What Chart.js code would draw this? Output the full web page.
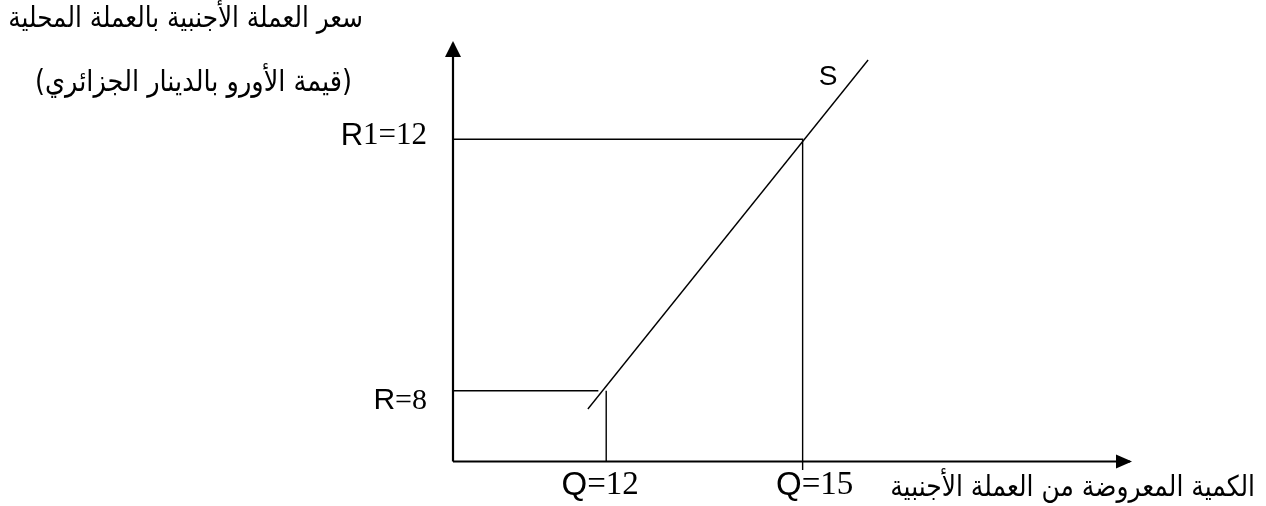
<!DOCTYPE html>
<html>
<head>
<meta charset="utf-8">
<script src="https://cdn.jsdelivr.net/npm/chart.js@4.4.1/dist/chart.umd.min.js"></script>
<style>
  html, body { margin: 0; padding: 0; background: #ffffff; }
  #wrap { width: 1266px; height: 506px; position: relative; }
</style>
</head>
<body>
<div id="wrap"><canvas id="c" width="1266" height="506"></canvas></div>
<script>
// ---- data ----
const axisRangeQ = [9.66, 20.0];          // hidden quantity scale
const axisRangeP = [6.875, 13.53];        // hidden price scale
const priceLevels = [8, 12];              // R, R1
const priceLabels = ['R=8', 'R1=12'];
const quantityLevels = [12, 15];          // Q at R, Q at R1
const quantityLabels = ['Q=12', 'Q=15'];
const supplyQ = [11.72, 16.0];            // supply curve S end points
const supplyP = [7.71, 13.26];
const lowGuideEndQ = 11.88;               // end of the R=8 horizontal guide
const highGuideBelowP = 6.74;             // Q=15 guide goes slightly below the axis
const curveLabel = 'S';
const yTitle = ['سعر العملة الأجنبية بالعملة المحلية', '(قيمة الأورو بالدينار الجزائري)'];
const xTitle = 'الكمية المعروضة من العملة الأجنبية';

const qMin = axisRangeQ[0], qMax = axisRangeQ[1];
const pMin = axisRangeP[0], pMax = axisRangeP[1];

const lineDs = (pts, w) => ({
  data: pts, showLine: true, borderColor: '#000', borderWidth: w,
  pointRadius: 0, fill: false, tension: 0, clip: false
});

const datasets = [
  // axes
  lineDs([{x: qMin, y: pMin}, {x: qMin, y: pMax}], 2.2),
  lineDs([{x: qMin, y: pMin}, {x: qMax, y: pMin}], 2.2),
  // R1 guides
  lineDs([{x: qMin, y: priceLevels[1]}, {x: quantityLevels[1], y: priceLevels[1]}, {x: quantityLevels[1], y: highGuideBelowP}], 1.4),
  // R guides
  lineDs([{x: qMin, y: priceLevels[0]}, {x: lowGuideEndQ, y: priceLevels[0]}], 1.4),
  lineDs([{x: quantityLevels[0], y: priceLevels[0]}, {x: quantityLevels[0], y: pMin}], 1.4),
  // supply curve
  lineDs(supplyQ.map((q, i) => ({x: q, y: supplyP[i]})), 1.4)
];

function mixedText(ctx, str, x, y, size, align) {
  // leading letters in sans, digits and '=' in serif
  const parts = [];
  for (const ch of str) {
    const sans = /[A-Za-z]/.test(ch);
    const font = sans ? `${size}px "Liberation Sans", Arial, sans-serif` : `${size}px "Liberation Serif", "Times New Roman", serif`;
    parts.push({ch, font});
  }
  let total = 0;
  parts.forEach(p => { ctx.font = p.font; p.w = ctx.measureText(p.ch).width; total += p.w; });
  let start = align === 'right' ? x - total : (align === 'center' ? x - total / 2 : x);
  ctx.textAlign = 'left';
  parts.forEach(p => { ctx.font = p.font; ctx.fillText(p.ch, start, y); start += p.w; });
}

function arabicText(ctx, str, xRight, baseline, width, base) {
  ctx.save();
  ctx.font = `${base}px "DejaVu Sans", sans-serif`;
  const w = ctx.measureText(str).width;
  const size = base * width / w;
  ctx.font = `${size}px "DejaVu Sans", sans-serif`;
  ctx.direction = 'rtl';
  ctx.textAlign = 'right';
  ctx.textBaseline = 'alphabetic';
  ctx.translate(xRight, baseline);
  ctx.scale(1, 1.15);
  ctx.fillText(str, 0, 0);
  ctx.restore();
}

const decor = {
  id: 'decor',
  afterDatasetsDraw(chart) {
    const ctx = chart.ctx;
    const xs = chart.scales.x, ys = chart.scales.y;
    const ox = xs.getPixelForValue(qMin), oy = ys.getPixelForValue(pMin);
    const topY = ys.getPixelForValue(pMax), endX = xs.getPixelForValue(qMax);
    ctx.save();
    ctx.fillStyle = '#000';
    // arrow heads
    ctx.beginPath();
    ctx.moveTo(ox, topY - 2); ctx.lineTo(ox - 8, topY + 14); ctx.lineTo(ox + 8, topY + 14); ctx.closePath(); ctx.fill();
    ctx.beginPath();
    ctx.moveTo(endX + 2, oy); ctx.lineTo(endX - 14, oy - 7); ctx.lineTo(endX - 14, oy + 7); ctx.closePath(); ctx.fill();

    ctx.textBaseline = 'middle';
    // price labels
    mixedText(ctx, priceLabels[1], ox - 26, ys.getPixelForValue(priceLevels[1]) - 3, 31, 'right');
    mixedText(ctx, priceLabels[0], ox - 26, ys.getPixelForValue(priceLevels[0]) + 10, 30, 'right');
    // quantity labels
    mixedText(ctx, quantityLabels[0], xs.getPixelForValue(quantityLevels[0]) - 6, oy + 24, 33, 'center');
    mixedText(ctx, quantityLabels[1], xs.getPixelForValue(quantityLevels[1]) + 12, oy + 24, 33, 'center');
    // curve label
    ctx.font = '28px "Liberation Sans", Arial, sans-serif';
    ctx.textAlign = 'center';
    ctx.fillText(curveLabel, xs.getPixelForValue(supplyQ[1]) - 40, ys.getPixelForValue(supplyP[1]) + 17);

    // titles
    arabicText(ctx, yTitle[0], 363, 27, 355, 22);
    arabicText(ctx, yTitle[1], 352, 91, 317, 22);
    arabicText(ctx, xTitle, 1255, 496, 365, 22);
    ctx.restore();
  }
};

new Chart(document.getElementById('c'), {
  type: 'scatter',
  data: { datasets },
  options: {
    responsive: false,
    animation: false,
    events: [],
    layout: { padding: { left: 453, right: 136, top: 43, bottom: 44.5 } },
    plugins: { legend: { display: false }, tooltip: { enabled: false } },
    scales: {
      x: { type: 'linear', min: qMin, max: qMax, display: false },
      y: { type: 'linear', min: pMin, max: pMax, display: false }
    }
  },
  plugins: [decor]
});
</script>
</body>
</html>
- - -
Word for word, quote the full listing, omitting every picture.

What Chart.js code would draw this? Output the full web page.
<!DOCTYPE html>
<html>
<head>
<meta charset="utf-8">
<script src="https://cdn.jsdelivr.net/npm/chart.js@4.4.1/dist/chart.umd.min.js"></script>
<style>
  html, body { margin: 0; padding: 0; background: #ffffff; }
  #wrap { width: 1266px; height: 506px; position: relative; }
</style>
</head>
<body>
<div id="wrap"><canvas id="c" width="1266" height="506"></canvas></div>
<script>
// ---- data ----
const axisRangeQ = [9.66, 20.0];          // hidden quantity scale
const axisRangeP = [6.875, 13.53];        // hidden price scale
const priceLevels = [8, 12];              // R, R1
const priceLabels = ['R=8', 'R1=12'];
const quantityLevels = [12, 15];          // Q at R, Q at R1
const quantityLabels = ['Q=12', 'Q=15'];
const supplyQ = [11.72, 16.0];            // supply curve S end points
const supplyP = [7.71, 13.26];
const lowGuideEndQ = 11.88;               // end of the R=8 horizontal guide
const highGuideBelowP = 6.74;             // Q=15 guide goes slightly below the axis
const curveLabel = 'S';
const yTitle = ['سعر العملة الأجنبية بالعملة المحلية', '(قيمة الأورو بالدينار الجزائري)'];
const xTitle = 'الكمية المعروضة من العملة الأجنبية';

const qMin = axisRangeQ[0], qMax = axisRangeQ[1];
const pMin = axisRangeP[0], pMax = axisRangeP[1];

const lineDs = (pts, w) => ({
  data: pts, showLine: true, borderColor: '#000', borderWidth: w,
  pointRadius: 0, fill: false, tension: 0, clip: false
});

const datasets = [
  // axes
  lineDs([{x: qMin, y: pMin}, {x: qMin, y: pMax}], 2.2),
  lineDs([{x: qMin, y: pMin}, {x: qMax, y: pMin}], 2.2),
  // R1 guides
  lineDs([{x: qMin, y: priceLevels[1]}, {x: quantityLevels[1], y: priceLevels[1]}, {x: quantityLevels[1], y: highGuideBelowP}], 1.4),
  // R guides
  lineDs([{x: qMin, y: priceLevels[0]}, {x: lowGuideEndQ, y: priceLevels[0]}], 1.4),
  lineDs([{x: quantityLevels[0], y: priceLevels[0]}, {x: quantityLevels[0], y: pMin}], 1.4),
  // supply curve
  lineDs(supplyQ.map((q, i) => ({x: q, y: supplyP[i]})), 1.4)
];

function mixedText(ctx, str, x, y, size, align) {
  // leading letters in sans, digits and '=' in serif
  const parts = [];
  for (const ch of str) {
    const sans = /[A-Za-z]/.test(ch);
    const font = sans ? `${size}px "Liberation Sans", Arial, sans-serif` : `${size}px "Liberation Serif", "Times New Roman", serif`;
    parts.push({ch, font});
  }
  let total = 0;
  parts.forEach(p => { ctx.font = p.font; p.w = ctx.measureText(p.ch).width; total += p.w; });
  let start = align === 'right' ? x - total : (align === 'center' ? x - total / 2 : x);
  ctx.textAlign = 'left';
  parts.forEach(p => { ctx.font = p.font; ctx.fillText(p.ch, start, y); start += p.w; });
}

function arabicText(ctx, str, xRight, baseline, width, base) {
  ctx.save();
  ctx.font = `${base}px "DejaVu Sans", sans-serif`;
  const w = ctx.measureText(str).width;
  const size = base * width / w;
  ctx.font = `${size}px "DejaVu Sans", sans-serif`;
  ctx.direction = 'rtl';
  ctx.textAlign = 'right';
  ctx.textBaseline = 'alphabetic';
  ctx.translate(xRight, baseline);
  ctx.scale(1, 1.15);
  ctx.fillText(str, 0, 0);
  ctx.restore();
}

const decor = {
  id: 'decor',
  afterDatasetsDraw(chart) {
    const ctx = chart.ctx;
    const xs = chart.scales.x, ys = chart.scales.y;
    const ox = xs.getPixelForValue(qMin), oy = ys.getPixelForValue(pMin);
    const topY = ys.getPixelForValue(pMax), endX = xs.getPixelForValue(qMax);
    ctx.save();
    ctx.fillStyle = '#000';
    // arrow heads
    ctx.beginPath();
    ctx.moveTo(ox, topY - 2); ctx.lineTo(ox - 8, topY + 14); ctx.lineTo(ox + 8, topY + 14); ctx.closePath(); ctx.fill();
    ctx.beginPath();
    ctx.moveTo(endX + 2, oy); ctx.lineTo(endX - 14, oy - 7); ctx.lineTo(endX - 14, oy + 7); ctx.closePath(); ctx.fill();

    ctx.textBaseline = 'middle';
    // price labels
    mixedText(ctx, priceLabels[1], ox - 26, ys.getPixelForValue(priceLevels[1]) - 3, 31, 'right');
    mixedText(ctx, priceLabels[0], ox - 26, ys.getPixelForValue(priceLevels[0]) + 10, 30, 'right');
    // quantity labels
    mixedText(ctx, quantityLabels[0], xs.getPixelForValue(quantityLevels[0]) - 6, oy + 24, 33, 'center');
    mixedText(ctx, quantityLabels[1], xs.getPixelForValue(quantityLevels[1]) + 12, oy + 24, 33, 'center');
    // curve label
    ctx.font = '28px "Liberation Sans", Arial, sans-serif';
    ctx.textAlign = 'center';
    ctx.fillText(curveLabel, xs.getPixelForValue(supplyQ[1]) - 40, ys.getPixelForValue(supplyP[1]) + 17);

    // titles
    arabicText(ctx, yTitle[0], 363, 27, 355, 22);
    arabicText(ctx, yTitle[1], 352, 91, 317, 22);
    arabicText(ctx, xTitle, 1255, 496, 365, 22);
    ctx.restore();
  }
};

new Chart(document.getElementById('c'), {
  type: 'scatter',
  data: { datasets },
  options: {
    responsive: false,
    animation: false,
    events: [],
    layout: { padding: { left: 453, right: 136, top: 43, bottom: 44.5 } },
    plugins: { legend: { display: false }, tooltip: { enabled: false } },
    scales: {
      x: { type: 'linear', min: qMin, max: qMax, display: false },
      y: { type: 'linear', min: pMin, max: pMax, display: false }
    }
  },
  plugins: [decor]
});
</script>
</body>
</html>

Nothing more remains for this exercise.